He Fixed His Own Heart

When Tal Goles­worthy was told he needed life-saving heart surgery in 1993, he said no. He decided he would fix himself.  

By Sorrel Downer Published Jul 21, 2021 22:38:47 IST
2021-07-21T22:38:47+05:30
2021-07-21T22:38:47+05:30
He Fixed His Own Heart  Dave Imms

When Tal Goles­worthy (above) was told he needed life-saving heart surgery in 1993, he said no.

Golesworthy has Marfan syndrome, a genetic condition affecting the strength and elasticity of connective body tissues, including blood vessels. Back in 1993, when he was living in Cheltenham, in the west of En­gland, his doctor told him that a major artery in his heart, the aorta, was so enlarged that it would inevitably rupture unless he under­went major surgery. “They talked through the surgical options,” says Golesworthy, “and I was not interested. The operation really didn’t look attractive.”

What he particularly didn’t like was having to be on blood thinners after the operation, something that would prevent blood clots but presented its own risks: “I was riding motorbikes then, and skiing, so my whole lifestyle would have been affected. ”By 2000, however, his condition had worsened. Realizing something had to be done, Goles­worthy put his years of experience as a research-and-development engineer with the United Kingdom’s National Coal Board to good use. He decided he would fix himself.

“Learning new stuff and developing new ideas, that was my job,” Goles­worthy says. A bulging aorta, he reckoned, was much like a bulging hydraulic hose—it needed external support. And wrapping something around the outside of the aorta would require a less invasive operation. So Goles­worthy subjected himself to 30 hours in an MRI scanner; used 3D printing to create a physical replica of the faulty part of his heart (the aortic root); and then used soft, porous textile mesh to make a sleeve to fit around it.

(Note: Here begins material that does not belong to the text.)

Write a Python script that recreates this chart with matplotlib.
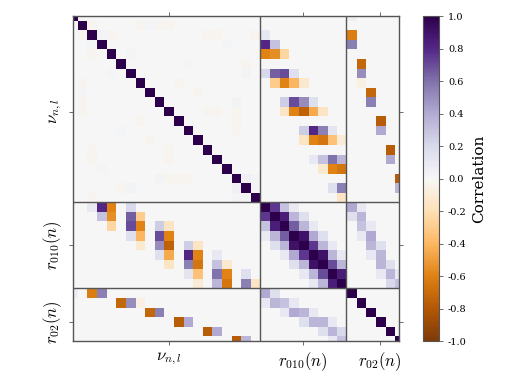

“Luckily, I’d done a lot of work with technical textiles, looking at filters for flue gases in coal-fire processes,” he says. Sheer determination coupled with an original yet practical solution won him the support of two leading cardio­thoracic surgeons and helped him raise the money to develop his idea. In May 2004, at the age of 47, he became the guinea pig for his own invention, the ExoVasc Personalised External Aortic Root Support (PEARS).

The operation was a success. It has since been used by surgeons in the United Kingdom, Ireland, Belgium, Czech Republic, New Zealand, Australia and the Netherlands. “When you’re as motivated as I was,” Golesworthy told mosaic.com, “you make things happen.”